COLLECTED MATERIAL start

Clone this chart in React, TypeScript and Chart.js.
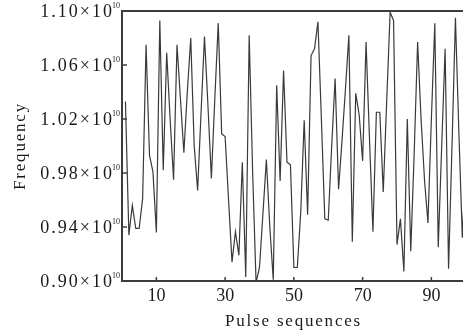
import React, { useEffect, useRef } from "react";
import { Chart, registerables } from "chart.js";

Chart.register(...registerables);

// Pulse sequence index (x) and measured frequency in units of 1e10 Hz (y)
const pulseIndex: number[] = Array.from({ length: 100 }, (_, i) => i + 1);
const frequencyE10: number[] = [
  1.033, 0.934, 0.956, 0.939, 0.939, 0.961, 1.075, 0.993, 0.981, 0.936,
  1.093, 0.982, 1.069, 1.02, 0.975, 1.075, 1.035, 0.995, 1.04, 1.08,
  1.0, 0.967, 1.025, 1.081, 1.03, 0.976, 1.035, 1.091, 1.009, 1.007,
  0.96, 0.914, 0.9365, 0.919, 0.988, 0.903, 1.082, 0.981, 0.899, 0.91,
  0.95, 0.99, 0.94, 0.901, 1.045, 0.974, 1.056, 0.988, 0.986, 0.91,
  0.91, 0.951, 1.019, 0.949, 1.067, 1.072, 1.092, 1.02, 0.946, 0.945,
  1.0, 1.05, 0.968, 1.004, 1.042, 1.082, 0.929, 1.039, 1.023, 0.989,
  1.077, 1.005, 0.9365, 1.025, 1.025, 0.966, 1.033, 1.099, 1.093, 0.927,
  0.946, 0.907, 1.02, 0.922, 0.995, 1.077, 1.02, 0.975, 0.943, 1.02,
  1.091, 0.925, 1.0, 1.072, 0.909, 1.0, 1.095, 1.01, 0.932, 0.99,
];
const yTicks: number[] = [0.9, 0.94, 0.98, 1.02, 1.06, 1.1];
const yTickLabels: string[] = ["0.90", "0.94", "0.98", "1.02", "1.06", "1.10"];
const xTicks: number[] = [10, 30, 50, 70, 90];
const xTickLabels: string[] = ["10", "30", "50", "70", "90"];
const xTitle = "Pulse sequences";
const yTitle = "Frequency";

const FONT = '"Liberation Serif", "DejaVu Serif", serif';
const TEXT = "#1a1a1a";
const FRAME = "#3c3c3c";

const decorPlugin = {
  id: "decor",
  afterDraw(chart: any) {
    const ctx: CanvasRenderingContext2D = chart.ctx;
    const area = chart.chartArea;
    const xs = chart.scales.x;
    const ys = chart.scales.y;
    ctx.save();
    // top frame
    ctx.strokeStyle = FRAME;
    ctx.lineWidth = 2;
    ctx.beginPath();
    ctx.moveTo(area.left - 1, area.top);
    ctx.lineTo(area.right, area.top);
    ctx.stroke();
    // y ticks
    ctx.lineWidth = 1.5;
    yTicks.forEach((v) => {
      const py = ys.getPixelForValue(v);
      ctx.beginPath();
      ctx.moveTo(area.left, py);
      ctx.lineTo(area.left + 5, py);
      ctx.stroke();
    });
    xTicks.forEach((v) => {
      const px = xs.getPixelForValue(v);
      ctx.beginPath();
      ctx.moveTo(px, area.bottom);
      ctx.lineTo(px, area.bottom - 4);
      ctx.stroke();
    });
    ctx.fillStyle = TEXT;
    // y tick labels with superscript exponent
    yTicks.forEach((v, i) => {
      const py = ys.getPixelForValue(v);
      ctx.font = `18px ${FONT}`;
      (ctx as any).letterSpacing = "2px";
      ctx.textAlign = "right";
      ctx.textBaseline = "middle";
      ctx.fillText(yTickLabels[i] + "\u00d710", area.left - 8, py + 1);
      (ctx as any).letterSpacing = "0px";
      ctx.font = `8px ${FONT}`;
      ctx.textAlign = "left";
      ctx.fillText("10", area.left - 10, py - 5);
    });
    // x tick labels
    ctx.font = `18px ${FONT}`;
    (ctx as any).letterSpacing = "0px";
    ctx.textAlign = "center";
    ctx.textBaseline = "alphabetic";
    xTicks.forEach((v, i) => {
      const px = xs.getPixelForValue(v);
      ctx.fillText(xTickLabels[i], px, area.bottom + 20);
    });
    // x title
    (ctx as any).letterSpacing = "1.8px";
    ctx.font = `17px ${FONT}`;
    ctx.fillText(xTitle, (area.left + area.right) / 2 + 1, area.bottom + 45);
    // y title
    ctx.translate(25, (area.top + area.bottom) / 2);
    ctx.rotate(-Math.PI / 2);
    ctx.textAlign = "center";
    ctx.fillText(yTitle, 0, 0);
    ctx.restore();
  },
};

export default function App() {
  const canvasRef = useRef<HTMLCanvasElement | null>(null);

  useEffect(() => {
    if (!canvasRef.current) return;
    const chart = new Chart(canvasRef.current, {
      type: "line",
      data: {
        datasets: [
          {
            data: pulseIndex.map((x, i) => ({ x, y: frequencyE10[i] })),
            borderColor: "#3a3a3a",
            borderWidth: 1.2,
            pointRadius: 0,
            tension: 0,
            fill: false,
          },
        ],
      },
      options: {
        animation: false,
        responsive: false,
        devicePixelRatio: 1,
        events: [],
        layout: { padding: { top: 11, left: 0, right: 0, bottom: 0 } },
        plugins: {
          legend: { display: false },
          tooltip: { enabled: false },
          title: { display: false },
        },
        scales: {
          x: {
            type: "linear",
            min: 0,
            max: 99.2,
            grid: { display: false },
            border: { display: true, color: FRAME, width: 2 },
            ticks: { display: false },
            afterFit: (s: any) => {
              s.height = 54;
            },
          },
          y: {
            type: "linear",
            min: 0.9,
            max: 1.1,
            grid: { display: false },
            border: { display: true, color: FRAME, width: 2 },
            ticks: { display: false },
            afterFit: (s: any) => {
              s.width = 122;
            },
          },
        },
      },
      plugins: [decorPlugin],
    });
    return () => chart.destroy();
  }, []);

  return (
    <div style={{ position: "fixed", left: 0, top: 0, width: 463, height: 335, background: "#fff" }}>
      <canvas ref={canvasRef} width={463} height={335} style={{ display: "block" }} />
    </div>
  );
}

COLLECTED MATERIAL end

* [GIVEN PROBLEM]
Exactly as written, please give again the lines from the beginning of the listing through the line containing "Chart.register(...registerables);", inclusive, without any pictures.

* [SOLVED PROBLEM]
Clone this chart in React, TypeScript and Chart.js.
import React, { useEffect, useRef } from "react";
import { Chart, registerables } from "chart.js";

Chart.register(...registerables);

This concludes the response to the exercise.